## [Written request]
Leave out the images; return the rest of the data exactly.
** Start Available data **
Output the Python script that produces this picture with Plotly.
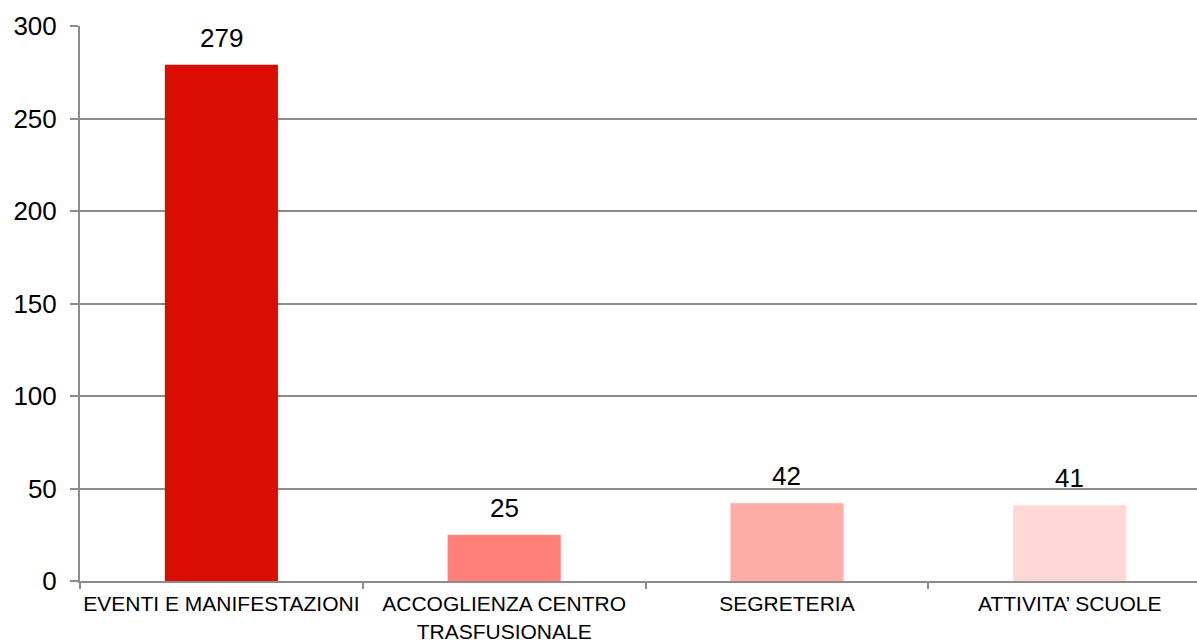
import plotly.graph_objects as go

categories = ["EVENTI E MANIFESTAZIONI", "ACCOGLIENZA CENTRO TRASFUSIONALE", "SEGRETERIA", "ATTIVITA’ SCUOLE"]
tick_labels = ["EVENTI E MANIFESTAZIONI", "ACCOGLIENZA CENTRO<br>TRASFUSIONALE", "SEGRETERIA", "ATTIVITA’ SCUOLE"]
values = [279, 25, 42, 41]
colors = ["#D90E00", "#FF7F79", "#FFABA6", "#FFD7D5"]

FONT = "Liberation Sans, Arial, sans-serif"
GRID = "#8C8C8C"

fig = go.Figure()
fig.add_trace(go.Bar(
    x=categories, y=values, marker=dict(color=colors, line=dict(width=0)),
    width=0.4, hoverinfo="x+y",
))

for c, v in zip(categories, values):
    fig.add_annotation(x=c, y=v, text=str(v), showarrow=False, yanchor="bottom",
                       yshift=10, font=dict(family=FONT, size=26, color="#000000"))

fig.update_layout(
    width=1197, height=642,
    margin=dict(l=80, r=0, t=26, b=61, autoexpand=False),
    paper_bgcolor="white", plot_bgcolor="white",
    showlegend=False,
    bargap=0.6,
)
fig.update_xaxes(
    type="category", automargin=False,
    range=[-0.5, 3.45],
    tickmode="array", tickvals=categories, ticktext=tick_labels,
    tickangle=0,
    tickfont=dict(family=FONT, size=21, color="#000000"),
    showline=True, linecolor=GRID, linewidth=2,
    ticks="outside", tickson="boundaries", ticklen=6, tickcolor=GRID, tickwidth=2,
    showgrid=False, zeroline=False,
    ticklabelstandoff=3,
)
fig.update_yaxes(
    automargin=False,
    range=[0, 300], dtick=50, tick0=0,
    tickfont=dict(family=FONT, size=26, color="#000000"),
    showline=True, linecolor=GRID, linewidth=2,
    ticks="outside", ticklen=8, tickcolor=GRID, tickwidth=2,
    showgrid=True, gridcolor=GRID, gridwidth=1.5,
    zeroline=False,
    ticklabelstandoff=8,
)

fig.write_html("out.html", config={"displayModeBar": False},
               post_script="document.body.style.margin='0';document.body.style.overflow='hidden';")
** End Available data **
## [Response below]
Output the Python script that produces this picture with Plotly.
import plotly.graph_objects as go

categories = ["EVENTI E MANIFESTAZIONI", "ACCOGLIENZA CENTRO TRASFUSIONALE", "SEGRETERIA", "ATTIVITA’ SCUOLE"]
tick_labels = ["EVENTI E MANIFESTAZIONI", "ACCOGLIENZA CENTRO<br>TRASFUSIONALE", "SEGRETERIA", "ATTIVITA’ SCUOLE"]
values = [279, 25, 42, 41]
colors = ["#D90E00", "#FF7F79", "#FFABA6", "#FFD7D5"]

FONT = "Liberation Sans, Arial, sans-serif"
GRID = "#8C8C8C"

fig = go.Figure()
fig.add_trace(go.Bar(
    x=categories, y=values, marker=dict(color=colors, line=dict(width=0)),
    width=0.4, hoverinfo="x+y",
))

for c, v in zip(categories, values):
    fig.add_annotation(x=c, y=v, text=str(v), showarrow=False, yanchor="bottom",
                       yshift=10, font=dict(family=FONT, size=26, color="#000000"))

fig.update_layout(
    width=1197, height=642,
    margin=dict(l=80, r=0, t=26, b=61, autoexpand=False),
    paper_bgcolor="white", plot_bgcolor="white",
    showlegend=False,
    bargap=0.6,
)
fig.update_xaxes(
    type="category", automargin=False,
    range=[-0.5, 3.45],
    tickmode="array", tickvals=categories, ticktext=tick_labels,
    tickangle=0,
    tickfont=dict(family=FONT, size=21, color="#000000"),
    showline=True, linecolor=GRID, linewidth=2,
    ticks="outside", tickson="boundaries", ticklen=6, tickcolor=GRID, tickwidth=2,
    showgrid=False, zeroline=False,
    ticklabelstandoff=3,
)
fig.update_yaxes(
    automargin=False,
    range=[0, 300], dtick=50, tick0=0,
    tickfont=dict(family=FONT, size=26, color="#000000"),
    showline=True, linecolor=GRID, linewidth=2,
    ticks="outside", ticklen=8, tickcolor=GRID, tickwidth=2,
    showgrid=True, gridcolor=GRID, gridwidth=1.5,
    zeroline=False,
    ticklabelstandoff=8,
)

fig.write_html("out.html", config={"displayModeBar": False},
               post_script="document.body.style.margin='0';document.body.style.overflow='hidden';")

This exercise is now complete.